In climate tech, the focus is shifting from "green promises" to energy-intensive realities. Norwegian company Photoncycle secured €15 million in Series A funding for seasonal storage: the idea is to store excess solar energy in summer for consumption in winter—a rare example of transparent consumer value in Europe, given its energy prices. In materials, London-based Shellworks closed a $15 million Series A to scale Vivomer—an alternative to plastic—focusing on cost-competitiveness and production in regional economies (US/EU/UK).
- Spacetech: capital is directed at launch infrastructure and manufacturing capacity, not just payloads.
- Climate tech: investors demand measurable impact on costs and supply chains.
B2B-SaaS and Vertical AI Products: Legal Tech, Compliance, and "Agentic" Automation
In applied B2B AI, the "verticalization" trend continues—winners are products integrated into existing processes that save hours of expensive specialist labor. In France/Europe, the platform DeepIP raised $25 million in Series B, positioning itself as a workflow-native solution for the entire patent lifecycle—from early development to portfolio support and enforcement. In the US, the "agentic" thesis is supported by the professional services market: Basis raised $100 million in Series B, achieving a valuation of $1.15 billion while focusing on autonomous agents for accounting.

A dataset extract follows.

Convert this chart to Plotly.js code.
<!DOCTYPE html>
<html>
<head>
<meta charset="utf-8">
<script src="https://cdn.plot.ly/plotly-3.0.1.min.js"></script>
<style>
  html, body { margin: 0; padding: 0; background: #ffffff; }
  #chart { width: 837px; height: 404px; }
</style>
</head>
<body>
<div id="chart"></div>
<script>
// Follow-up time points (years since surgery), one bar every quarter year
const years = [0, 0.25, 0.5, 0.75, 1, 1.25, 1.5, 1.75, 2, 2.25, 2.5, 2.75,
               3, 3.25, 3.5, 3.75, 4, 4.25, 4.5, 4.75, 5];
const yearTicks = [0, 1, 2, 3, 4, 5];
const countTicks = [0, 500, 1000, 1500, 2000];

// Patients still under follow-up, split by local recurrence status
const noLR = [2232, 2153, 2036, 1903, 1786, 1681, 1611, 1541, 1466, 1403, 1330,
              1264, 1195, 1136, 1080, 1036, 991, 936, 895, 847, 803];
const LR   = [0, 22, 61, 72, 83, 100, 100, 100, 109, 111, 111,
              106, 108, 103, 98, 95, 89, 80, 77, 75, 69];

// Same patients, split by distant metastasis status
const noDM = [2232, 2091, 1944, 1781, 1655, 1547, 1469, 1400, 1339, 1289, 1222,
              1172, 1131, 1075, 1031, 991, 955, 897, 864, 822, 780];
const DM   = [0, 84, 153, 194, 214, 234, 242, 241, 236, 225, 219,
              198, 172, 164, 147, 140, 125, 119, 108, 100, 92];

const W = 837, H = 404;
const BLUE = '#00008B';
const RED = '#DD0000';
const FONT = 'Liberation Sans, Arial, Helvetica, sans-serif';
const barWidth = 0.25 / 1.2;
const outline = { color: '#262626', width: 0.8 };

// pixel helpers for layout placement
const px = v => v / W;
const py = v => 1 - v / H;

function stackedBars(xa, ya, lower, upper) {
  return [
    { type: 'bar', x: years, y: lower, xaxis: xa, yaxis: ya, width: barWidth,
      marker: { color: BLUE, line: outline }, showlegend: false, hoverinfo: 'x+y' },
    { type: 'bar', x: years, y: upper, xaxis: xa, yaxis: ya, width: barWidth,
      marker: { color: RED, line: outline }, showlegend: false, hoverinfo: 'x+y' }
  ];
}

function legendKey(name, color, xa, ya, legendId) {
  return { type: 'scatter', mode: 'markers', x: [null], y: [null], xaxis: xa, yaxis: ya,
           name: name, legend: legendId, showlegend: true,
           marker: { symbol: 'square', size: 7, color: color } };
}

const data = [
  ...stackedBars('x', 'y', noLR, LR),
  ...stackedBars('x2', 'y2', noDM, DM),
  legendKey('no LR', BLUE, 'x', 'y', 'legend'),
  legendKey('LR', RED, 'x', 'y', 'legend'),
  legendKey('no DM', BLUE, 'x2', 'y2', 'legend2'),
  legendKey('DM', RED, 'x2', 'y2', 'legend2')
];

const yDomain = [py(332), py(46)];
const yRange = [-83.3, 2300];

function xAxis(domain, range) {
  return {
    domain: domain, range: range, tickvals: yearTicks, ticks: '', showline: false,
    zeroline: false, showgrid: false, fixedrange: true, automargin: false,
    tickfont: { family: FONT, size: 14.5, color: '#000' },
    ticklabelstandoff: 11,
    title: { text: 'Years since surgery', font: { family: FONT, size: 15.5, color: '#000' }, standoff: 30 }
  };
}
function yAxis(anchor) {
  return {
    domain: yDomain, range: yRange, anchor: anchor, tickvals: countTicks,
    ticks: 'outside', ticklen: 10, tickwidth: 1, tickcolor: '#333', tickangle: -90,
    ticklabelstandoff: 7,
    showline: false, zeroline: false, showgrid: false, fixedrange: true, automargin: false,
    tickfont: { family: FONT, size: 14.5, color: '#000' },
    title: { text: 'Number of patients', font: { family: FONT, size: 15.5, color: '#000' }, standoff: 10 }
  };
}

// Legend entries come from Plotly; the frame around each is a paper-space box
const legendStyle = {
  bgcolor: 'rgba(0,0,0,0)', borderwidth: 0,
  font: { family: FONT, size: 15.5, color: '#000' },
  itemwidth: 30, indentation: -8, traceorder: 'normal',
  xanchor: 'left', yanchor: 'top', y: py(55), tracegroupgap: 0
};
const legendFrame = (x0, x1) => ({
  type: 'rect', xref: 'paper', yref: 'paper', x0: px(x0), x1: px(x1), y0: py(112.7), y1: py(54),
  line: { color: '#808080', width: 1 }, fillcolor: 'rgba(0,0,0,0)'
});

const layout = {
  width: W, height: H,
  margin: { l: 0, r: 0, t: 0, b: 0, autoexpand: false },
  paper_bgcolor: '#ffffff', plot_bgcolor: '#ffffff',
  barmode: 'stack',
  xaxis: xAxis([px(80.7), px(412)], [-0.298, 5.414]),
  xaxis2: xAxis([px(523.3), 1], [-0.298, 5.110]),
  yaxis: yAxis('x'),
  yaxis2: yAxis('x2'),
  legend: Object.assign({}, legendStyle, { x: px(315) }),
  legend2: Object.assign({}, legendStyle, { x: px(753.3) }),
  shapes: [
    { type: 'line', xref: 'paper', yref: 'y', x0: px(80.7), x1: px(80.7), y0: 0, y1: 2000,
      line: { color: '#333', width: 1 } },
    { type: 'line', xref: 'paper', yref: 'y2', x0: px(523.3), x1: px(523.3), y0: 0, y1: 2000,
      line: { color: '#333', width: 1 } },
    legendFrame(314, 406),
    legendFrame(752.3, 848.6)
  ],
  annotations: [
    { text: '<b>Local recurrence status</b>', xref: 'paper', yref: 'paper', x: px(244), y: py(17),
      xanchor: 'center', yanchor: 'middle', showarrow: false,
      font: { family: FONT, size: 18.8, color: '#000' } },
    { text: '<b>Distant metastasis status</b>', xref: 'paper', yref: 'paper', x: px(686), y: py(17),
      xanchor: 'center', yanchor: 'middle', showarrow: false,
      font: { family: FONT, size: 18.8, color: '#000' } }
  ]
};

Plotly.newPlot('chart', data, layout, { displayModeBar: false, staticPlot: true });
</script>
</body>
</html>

In financial compliance, London-based Diligent AI closed $2.5 million in seed funding for AI agents in KYC/AML, aiming to reduce the burden due to increasing sanction regimes and the speed of digital payments. This is critical for global banks and fintech firms in the US, Europe, the Middle East, and Asia: compliance is becoming the point where AI delivers rapid ROI without the risk of "hallucinations," as quality metrics (false positives/false negatives, processing time) are relatively formalizable.
Exits, IPOs, and M&A: PhonePe on the IPO Market and Consolidation in Logistics
On the exit side, a key narrative emerges from India. According to Reuters, Walmart-backed PhonePe is targeting an IPO with a valuation of around $9–10.5 billion and a deal volume of approximately $900 million – $1.05 billion, with existing shareholders reportedly planning to sell stakes. The very fact of an active preparation for a major fintech listing in Mumbai/India is globally significant: it re-establishes the public market as a pricing mechanism for late-stage efforts and eases some pressure on secondary transactions.

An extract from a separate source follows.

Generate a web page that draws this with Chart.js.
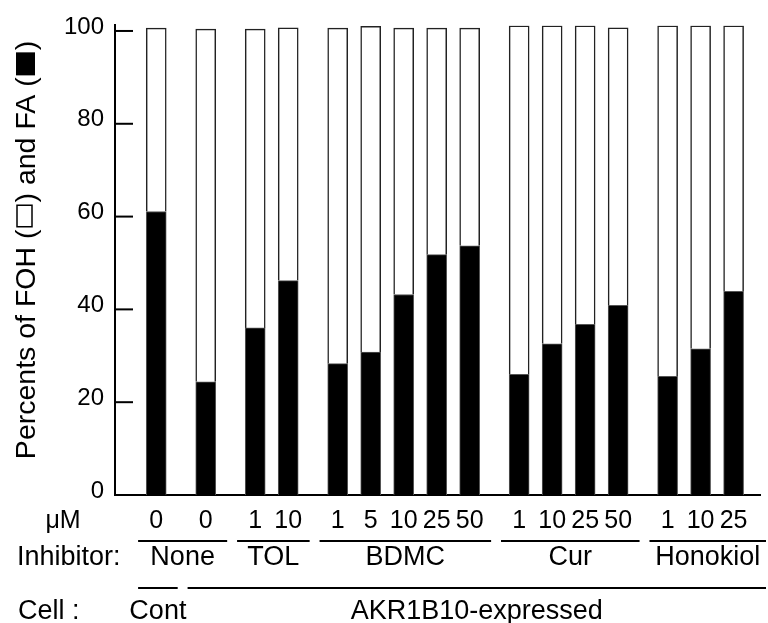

Meanwhile, M&A and private equity are shaping "comparables" for B2B. Thoma Bravo has announced an agreement to acquire WWEX Group, followed by a merger with Auctane to create a major technology platform in logistics and delivery. For venture funds, this confirms that buyers are willing to pay for data, automation, and end-to-end visibility "from checkout to doorstep," especially when the solution is both software and operationally scalable.